D izem que os homens se dividem entre prometéicos e epimetéicos – os que fazem projetos e procuram cumpri-los, e os que se deixam conduzir pela esperança. Desde menino, nunca tive projetos pessoais. Confio na sorte, no destino e, em alguns momentos mais difíceis, na providência divina, sempre a última instância dos que sofrem. Todos nós vivemos momentos em que a Ele pedimos afastar de nossos lábios o cálice de fel.
Nas primeiras semanas de exílio, na Cidade do México, com minha mulher, meu filho, então com cinco anos, e minha filha, nascida ali, e apenas um mês de vida, vi aproximar-se o Natal.

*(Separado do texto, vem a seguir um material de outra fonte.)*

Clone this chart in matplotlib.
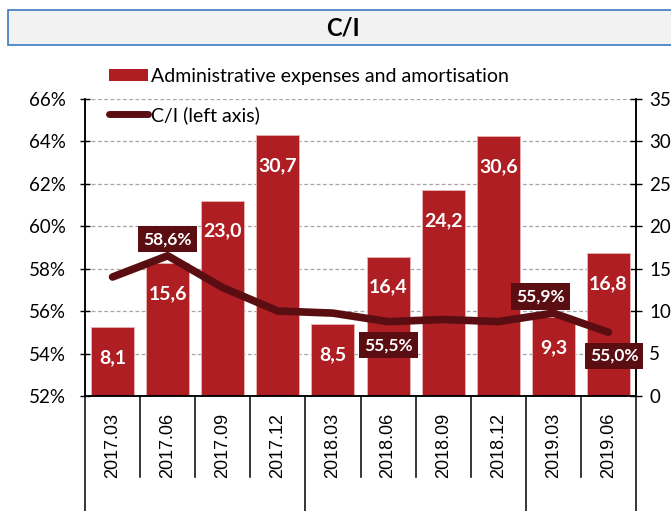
import matplotlib
matplotlib.use("Agg")
import matplotlib.pyplot as plt
import matplotlib.transforms as mtransforms
from matplotlib.patches import Rectangle, Patch
from matplotlib.lines import Line2D
import numpy as np

# ---- data ----
categories = ["2017.03", "2017.06", "2017.09", "2017.12", "2018.03",
              "2018.06", "2018.09", "2018.12", "2019.03", "2019.06"]
admin_expenses = [8.1, 15.6, 23.0, 30.7, 8.5, 16.4, 24.2, 30.6, 9.3, 16.8]
ci_ratio = [57.6, 58.6, 57.1, 56.0, 55.9, 55.5, 55.6, 55.5, 55.9, 55.0]
ci_labelled = [1, 5, 8, 9]           # points that carry a label
ci_label_side = ["above", "below", "above", "below"]
year_group_sizes = [4, 4, 2]
left_ticks = [52, 54, 56, 58, 60, 62, 64, 66]
right_ticks = [0, 5, 10, 15, 20, 25, 30, 35]
title = "C/I"
legend_labels = ["Administrative expenses and amortisation", "C/I (left axis)"]

# ---- style ----
BAR = "#AF1E23"
LINE = "#5A0E12"
FONT = "Lato"
plt.rcParams["font.family"] = [FONT, "DejaVu Sans"]

W, H = 671, 511
fig = plt.figure(figsize=(W / 100, H / 100), dpi=100)
L, R, T, B = 85, 636, 98.5, 396
ax2 = fig.add_axes([L / W, 1 - B / H, (R - L) / W, (B - T) / H])
ax = ax2.twinx()
ax.set_zorder(ax2.get_zorder() + 1)
ax.patch.set_visible(False)

x = np.arange(len(categories))

# bars (right axis)
ax2.bar(x, admin_expenses, width=0.78, color=BAR, edgecolor="#E8B4B5",
        linewidth=0.6, zorder=2)
ax2.set_ylim(0, 35)
ax2.set_yticks(right_ticks)
ax2.yaxis.grid(True, linestyle=(0, (3, 2)), color="#A6A6A6", linewidth=0.9)
ax2.set_axisbelow(True)
for xi, v in zip(x, admin_expenses):
    ax2.annotate(f"{v:.1f}".replace(".", ","), (xi, v), xytext=(0, -22),
                 textcoords="offset points", ha="center", va="center",
                 color="white", fontsize=14, fontweight="bold", zorder=3)

# line (left axis)
ax.plot(x, ci_ratio, color=LINE, linewidth=5.5, solid_capstyle="round",
        solid_joinstyle="round", zorder=4)
ax.set_ylim(52, 66)
for i, side in zip(ci_labelled, ci_label_side):
    dy = 12 if side == "above" else -17
    dx = -9 if i == 8 else (4 if i == 9 else 0)
    ax.annotate(f"{ci_ratio[i]:.1f}%".replace(".", ","), (x[i], ci_ratio[i]),
                xytext=(dx, dy), textcoords="offset points", ha="center",
                va="center", color="white", fontsize=12.5, fontweight="bold",
                bbox=dict(boxstyle="square,pad=0.3", fc=LINE, ec="none"),
                zorder=5)

# axes: ticks / spines
ax.yaxis.tick_left()
ax.set_yticks(left_ticks)
ax.set_yticklabels([f"{t}%" for t in left_ticks])
ax2.yaxis.tick_right()
ax2.set_yticklabels([str(t) for t in right_ticks])
ax.tick_params(axis="y", direction="inout", length=7, width=1, labelsize=13.5,
               pad=10, colors="black")
ax2.tick_params(axis="y", direction="inout", length=9, width=1, labelsize=13.5,
                pad=5)
for a in (ax, ax2):
    a.spines["top"].set_visible(False)
    for s in ("left", "right", "bottom"):
        a.spines[s].set_linewidth(1.1)

ax2.set_xlim(-0.5, len(categories) - 0.5)
ax2.set_xticks(x)
ax2.set_xticklabels(categories, rotation=90, fontsize=13,
                    family=["Liberation Sans"], va="top")
ax2.tick_params(axis="x", length=0, pad=12)

# category separators below the axis
trans = mtransforms.blended_transform_factory(ax2.transData, ax2.transAxes)
bounds = np.arange(len(categories) + 1) - 0.5
group_edges = np.concatenate([[0], np.cumsum(year_group_sizes)]) - 0.5
for b in bounds:
    long = np.any(np.isclose(group_edges, b))
    ax2.add_line(Line2D([b, b], [0, -1.0 if long else -0.272], transform=trans,
                        color="black", linewidth=1.1, clip_on=False))

# title box
fig.patches.append(Rectangle((8 / W, 1 - 45 / H), 700 / W, 35 / H,
                             transform=fig.transFigure, facecolor="#F2F2F2",
                             edgecolor="#3A7CC0", linewidth=1.2))
fig.text(343 / W, 1 - 28 / H, title, ha="center", va="center", fontsize=17,
         fontweight="bold")

# legend
handles = [Patch(facecolor=BAR, edgecolor="none"),
           Line2D([0], [0], color=LINE, linewidth=5, solid_capstyle="round")]
fig.legend(handles, legend_labels, loc="upper left",
           bbox_to_anchor=(95 / W, 1 - 54 / H), frameon=False, fontsize=14,
           handlelength=2.0, handleheight=0.6, handletextpad=0.2,
           labelspacing=1.1, borderpad=0.2)

fig.savefig("out.png", dpi=100)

Estávamos abrigados no apartamento de Abigail Pereira Nunes, que fora passar o Natal em Acapulco, em companhia de seus sogros brasileiros. Antes de viajar, quis emprestar-me algum dinheiro, mas eu lhe disse que não precisava. Tinha alguma coisa a receber de publicações mexicanas, para as quais redigira várias matérias. Infelizmente, nada recebi: os responsáveis pelo pagamento estavam em recesso de fim de ano.
Na manhã do dia 24, nada havia para comer. Em padaria próxima, comprei o litro de leite e o pão, que nos repartimos.
A recém-nascida, felizmente, contava com os seios maternos.
Sobraram-me uns vinte pesos.
Saí, a fim de comprar, no mercado próximo, alguns tamales, uma espécie de pamonha, para o almoço.
Não sabia como negar ao menino a festinha que tivera um ano antes, com direito a um falso papai-noel, com barbas de algodão. E fui negociando com a esperança. Se encontrasse uma carteira com uns mil pesos, faríamos a ceia e convidaríamos os outros exilados brasileiros.
Pouco a pouco, diminui a expec tativa, a fim de contar com a boa vontade dos anjos: de mil passei a quinhentos, de quinhentos a duzentos. Na volta, com os tamales embrulhados, achei que cem pesos já me quebrariam o galho. Ao aproximar-me da casa, com os bolsos vazios, encontrei o jornalista mexicano Armando Rodriguez, que se fizera meu amigo ao conhecer-me na redação da revista Política . Tinha um embrulho, com meio peru recheado, o queijo de Chiapas, e a garrafa de vinho. Queria convidar-nos, mas a sogra estava enferma, não festejariam – trazia a nossa parte do jantar.
Wania me contou que sua amiga Iracema (a mãe lera o romance brasileiro de José Alencar e lhe dera esse nome) estivera em casa e se horrorizado, ao pedir um chá e descobrir a cozinha vazia. Queixou-se de que nada lhe tivéssemos dito.
Pouco a pouco começaram a chegar sólidas mensagens de solidariedade, com o de comer e o de beber. E foi muito, muito mesmo. E o presente de Lázaro Cárdenas, o grande ex-presidente do México: um berço de vime para a nossa filha, que até então ajeitávamos em valise aberta, transformada em caminha. Em mala bem maior, acomodávamos o menino. Fizemos o que sonháramos: convidamos os nossos companheiros de exílio para que passassem a noite de Natal conosco.
Alguns mexicanos também chegaram, como o escritor Fedro Guillén, com um presente para nosso filho. À meia noite, trazido por um dos amigos mexicanos mais jovens, chegou o papai-noel de loja, que brincou um pouco com meu filho, espantado de ouvi-lo falar espanhol. Quando o menino adormeceu, ele, que já cheirava a tequila, abriu a túnica, retirou o trabuco, que lhe apertava a imensa barriga – um 38 cano longo – desculpou-se, e pediu que eu guardasse a arma até que, madrugada alta, despediu-se, levando seu litro de vinho. Nada faltou à farta e saborosa ceia de Natal, com nozes e castanhas, vinhos e licores, alegria e improvisado coral, quando cantamos, em portunhol, as canções conhecidas.
Tive, e tivemos, muitos natais marcantes pela alegria e pelas vicissitudes, antes e depois, mas nenhum foi tão farto e tão mais alegre do que o de 1964, no apartamento da Calle Xochimilco.